「青文」と1980年代両岸三地文化(メモ)

梁文道「喧囂城市裏的孤独」(in 『読者』*1、pp.66-69)


香港湾仔の巴路士街にあった「青文」書店のオーナーであった羅志華が倉庫で在庫を整理中に崩れ落ちてきた本の下敷きとなって死亡したことが記されている。彼の死体が本の山の中から発見されたのはそれから10日以上経ってからのことであった(p.66)。
「青文」がオープンした1980年代の両岸三地の文化について記されている箇所をメモしておく;


我們的八十年代。那個時候大陸文化熱、金観濤*2的”走向未来”與甘陽*3的”文化:中国與世界”、両大叢刊書系不只衝撃了整片神州大地、也譲我們香港読書人看到了一絲希望。而台湾正是解厳前後、各種思潮風起雲涌、由下而上的社会運動方興未艾、民進党還是股青春的民主進歩力量;当年的台湾出版物記録了這一切、総是叫我們大開眼界。

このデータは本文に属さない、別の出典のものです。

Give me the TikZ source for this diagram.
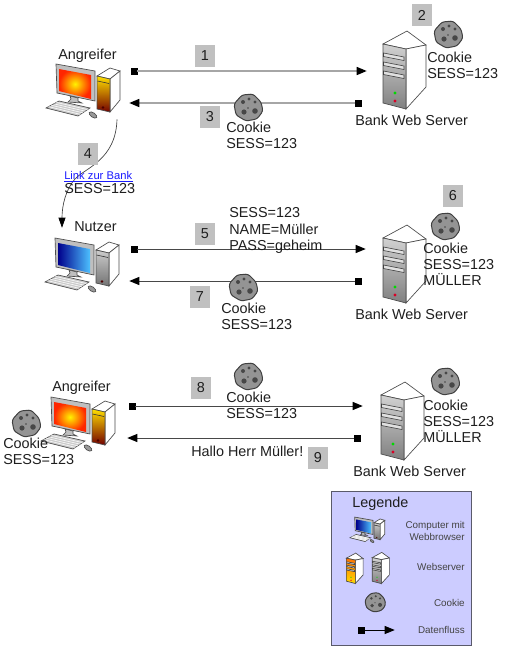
\documentclass[tikz,border=0pt]{standalone}
\usepackage{fontspec}
\setmainfont{Liberation Sans}
\usetikzlibrary{arrows.meta,shapes.geometric,calc}
\definecolor{ink}{HTML}{1E1E1E}
\definecolor{numbox}{HTML}{C0C0C0}
\definecolor{legfill}{HTML}{CCCCFF}
\definecolor{legedge}{HTML}{5A5A6A}
\definecolor{legtext}{HTML}{444444}
\definecolor{linkblue}{HTML}{1A1AFF}
\tikzset{
  lab/.style={anchor=north west,inner sep=0pt,align=left,text=ink,yshift=-0.9pt,font=\fontsize{10.8}{12.2}\selectfont},
  numb/.style={fill=numbox,minimum width=15pt,minimum height=16.5pt,inner sep=0pt,text=ink,font=\fontsize{10.8}{12}\selectfont},
  legt/.style={anchor=base east,inner sep=0pt,align=right,text=legtext,font=\fontsize{7.4}{9}\selectfont},
  sq/.style={fill=black,minimum size=5.25pt,inner sep=0pt},
  endp/.style={inner sep=0pt,minimum size=0pt},
  flowa/.style={draw=black!35,line width=1.1pt,-{Triangle[color=black,length=7.5pt,width=6pt]},shorten <=-0.75pt},
  flowb/.style={draw=black!72,line width=0.75pt,-{Triangle[color=black,length=7.5pt,width=6pt]},shorten <=-0.75pt},
  partline/.style={draw=black!75,line width=0.45pt},
  pcedge/.style={draw=black!70,line width=0.5pt}
}
\newcommand{\pccomputer}[5]{% x y scale, screen style, tower style
\begin{scope}[shift={(#1,#2)},scale=#3]
  \filldraw[fill=black!25,pcedge] (56,64) -- (95,71) -- (95,101) -- (57,93) -- cycle;
  \path[#4] (59,69) -- (91,75) -- (91,99) -- (59,91) -- cycle;
  \filldraw[fill=black!25,pcedge] (70,96) -- (78,98) -- (78,101) -- (82,103) -- (68,102) -- (71,99) -- cycle;
  \filldraw[fill=black!20,pcedge] (46,108) -- (59,101) -- (90,108) -- (78,116) -- cycle;
  \foreach \t in {0.2,0.4,0.6,0.8}{\draw[white,line width=0.4pt] ($(46,108)!\t!(59,101)$) -- ($(78,116)!\t!(90,108)$);}
  \filldraw[fill=black!40,pcedge,rotate around={-35:(93,115)}] (93,115) ellipse (4.5 and 2.2);
  \filldraw[fill=white,pcedge] (97,76) -- (110,68) -- (120,71) -- (110,79) -- cycle;
  \filldraw[fill=white,pcedge] (110,79) -- (120,71) -- (120,100) -- (110,112) -- cycle;
  \path[#5] (97,76) -- (110,79) -- (110,112) -- (97,109) -- cycle;
  \draw[pcedge] (97,76) -- (110,79) -- (110,112) -- (97,109) -- cycle;
  \draw[black!80,line width=0.45pt] (97.5,81) -- (109,83.5);
  \fill[black!70!red] (103,107.5) circle (1.3);
\end{scope}}
\newcommand{\webserver}[5]{% x y scale top bottom colour
\begin{scope}[shift={(#1,#2)},scale=#3]
  \filldraw[fill=white,pcedge] (383,44) -- (407,31) -- (426,45) -- (406,49) -- cycle;
  \filldraw[fill=white,pcedge] (406,49) -- (426,45) -- (426,87) -- (406,109) -- cycle;
  \path[top color=#4,bottom color=#5] (383,44) -- (406,49) -- (406,109) -- (383,103) -- cycle;
  \draw[pcedge] (383,44) -- (406,49) -- (406,109) -- (383,103) -- cycle;
  \foreach \d in {0,9,18}{\filldraw[fill=black!12,partline] (383.5,53+\d) -- (404,57+\d) -- (404,60.5+\d) -- (383.5,56.5+\d) -- cycle;}
  \fill[green!85!black] (395,93) circle (1.7);
  \fill[red!85!blue] (395,101) circle (1.7);
\end{scope}}
\newcommand{\biscuit}[3]{% cx cy scale
\begin{scope}[shift={(#1,#2)},scale=#3]
  \filldraw[fill=black!42,draw=black!75,line width=0.75pt,rounded corners=1.9pt]
    (-14,-3) -- (-6,-12) -- (5,-13) -- (13,-5) -- (15,4) -- (9,12) -- (-2,14) -- (-12,8) -- cycle;
  \fill[black!72] (-5,-5) circle (2) (1,-8) circle (1.6) (7,-5) circle (1.6)
    (-4,5) circle (2.6) (7,4) circle (2.8) (0,1) circle (0.9);
\end{scope}}
\begin{document}
\begin{tikzpicture}[x=0.75pt,y=-0.75pt]
\useasboundingbox (0,0) rectangle (509,651);
\tikzset{
 scrA/.style={inner color=yellow!90!orange,outer color=red!70!orange},
 scrB/.style={left color=blue!55!black,right color=blue!35!cyan!70},
 towA/.style={top color=yellow!75!orange,bottom color=red!45!black},
 towB/.style={top color=black!20,bottom color=black!55}
}
% computers
\pccomputer{0}{0}{1}{scrA}{towA}
\pccomputer{-1}{174}{1}{scrB}{towB}
\pccomputer{-5}{333}{1}{scrA}{towA}
% servers
\webserver{0}{0}{1}{black!18}{black!50}
\webserver{0}{194}{1}{black!18}{black!50}
\webserver{-2}{351}{1}{black!18}{black!50}

% flow connectors
\node[sq] (s1) at (134,71) {};   \node[endp] (e1) at (367,71) {};
\node[sq] (s3) at (358,103) {};  \node[endp] (e3) at (129,103) {};
\node[sq] (s5) at (134,249) {};  \node[endp] (e5) at (366,249) {};
\node[sq] (s7) at (358,281) {};  \node[endp] (e7) at (129,281) {};
\node[sq] (s8) at (132.5,406) {};\node[endp] (e8) at (363,406) {};
\node[sq] (s9) at (357,438) {};  \node[endp] (e9) at (127,438) {};
\draw[flowa] (s1) -- (e1);
\draw[flowa] (s3) -- (e3);
\draw[flowb] (s5) -- (e5);
\draw[flowb] (s7) -- (e7);
\draw[flowb] (s8) -- (e8);
\draw[flowb] (s9) -- (e9);
% link curve
\node[endp] (c0) at (117,119) {};
\node[endp] (c1) at (62,228) {};
\draw[black!75,line width=0.5pt,-{Triangle[color=black,length=7.5pt,width=5.25pt]}]
  (c0) .. controls (116,160) and (85,168) .. (75,179) .. controls (66,189) and (62,205) .. (c1);

% cookies
\biscuit{448}{34}{1}
\biscuit{248}{107}{1}
\biscuit{445}{226}{1}
\biscuit{243}{287}{1}
\biscuit{248}{376}{1}
\biscuit{445}{381}{1}
\biscuit{26}{423}{1}

% titles
\node[lab] (t1) at (58,47.3) {Angreifer};
\node[lab] (t2) at (74,220.3) {Nutzer};
\node[lab] (t3) at (52,379.3) {Angreifer};
\node[lab] (b1) at (355,113.3) {Bank Web Server};
\node[lab] (b2) at (355,307.3) {Bank Web Server};
\node[lab] (b3) at (353,464.3) {Bank Web Server};
% data labels
\node[lab] (d2) at (427,50.3) {Cookie\\SESS=123};
\node[lab] (d3) at (226,120.3) {Cookie\\SESS=123};
\node[lab,font=\fontsize{8.4}{9}\selectfont,text=linkblue,yshift=0.9pt] (d4a) at (64,171.3) {Link zur Bank};
\draw[linkblue,line width=0.5pt] (64,181.5) -- (133,181.5);
\node[lab] (d4b) at (64,182.3) {SESS=123};
\node[lab] (d5) at (229,206.3) {SESS=123\\NAME=Müller\\PASS=geheim};
\node[lab] (d6) at (423,241.3) {Cookie\\SESS=123\\MÜLLER};
\node[lab] (d7) at (221,301.3) {Cookie\\SESS=123};
\node[lab] (d8) at (226,390.3) {Cookie\\SESS=123};
\node[lab] (d9) at (423,398.3) {Cookie\\SESS=123\\MÜLLER};
\node[lab] (d10) at (191,444.3) {Hallo Herr Müller!};
\node[lab] (d11) at (3,436.3) {Cookie\\SESS=123};
% numbers
\node[numb] (n1) at (205,56) {1};
\node[numb] (n2) at (422,15) {2};
\node[numb] (n3) at (210,117) {3};
\node[numb] (n4) at (88,154) {4};
\node[numb] (n5) at (205,234) {5};
\node[numb] (n6) at (453,196) {6};
\node[numb] (n7) at (200,297) {7};
\node[numb] (n8) at (201,388) {8};
\node[numb] (n9) at (318,458) {9};

% legend
\node[draw=legedge,fill=legfill,line width=0.75pt,minimum width=105pt,minimum height=115.5pt,inner sep=0pt] (leg) at (401,568) {};
\node[lab] (legt) at (352,495.3) {Legende};
\pccomputer{328.4}{487}{0.47}{scrB}{towB}
\webserver{197}{541}{0.39}{orange!90!red}{yellow!70!orange}
\webserver{219}{540}{0.4}{black!18}{black!50}
\biscuit{375}{602}{0.72}
\node[legt] (l1) at (465,540) {Computer mit\\Webbrowser};
\node[legt] (l2) at (465,570) {Webserver};
\node[legt] (l3) at (465,606) {Cookie};
\node[legt] (l4) at (465,633) {Datenfluss};
\node[sq] (ls) at (361,630) {};
\node[endp] (le) at (395,630) {};
\draw[black,line width=0.6pt,-{Triangle[length=7.5pt,width=6pt]}] (ls) -- (le);
\end{tikzpicture}
\end{document}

至於香港、新左余威猶在、”新文化人”與年軽的本土学人正吹着欧陸風、福柯*4、羅蘭・巴特*5、阿爾杜塞*6乃至於後現代主義一股脳地進占了主流報刊的専欄角落。”青文”是這三種勢力的匯流地、去”青文”和”曙光”*7打書釘、簡直是進歩知識分子的身份標識。後来的事、大家都知道。十年的内地新啓蒙運動終止於八十年代末、陳水扁的執政束縛了台湾的民間力量。香港? ”新文化人”都転行了、曽経是華文世界第一本福柯論作者的邵国華跑去開辦流行少年雑誌《Yes》。(p.67)

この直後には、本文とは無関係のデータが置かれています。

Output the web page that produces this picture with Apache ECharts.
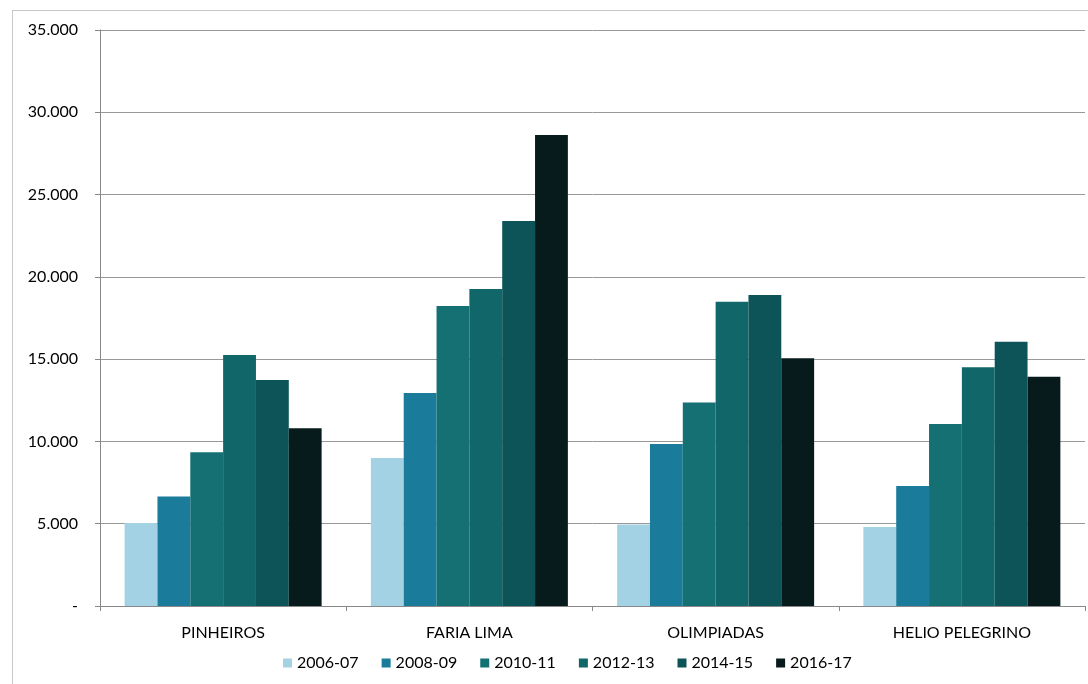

ここで言及されている「走向未来」も「文化:中国與世界」も海外の学術書翻訳だったが、1980年代中国の翻訳への熱意というのは史上稀に見るものだったといえるだろう。勿論、翻訳の質は別。費用を払わずして公共財を享受する者を意味するfree riderが「自由騎士」と訳されていたり。梁文道氏は、canon(経典)がcannon(大砲)と取り違えられ、さらにCannonになって、ゲーテは既に日本製カメラの一部となっているというような訳文になったシュールレアルな例を挙げている(「你知道蘇格拉底嗎?――《柏拉図全集》」、p.116)。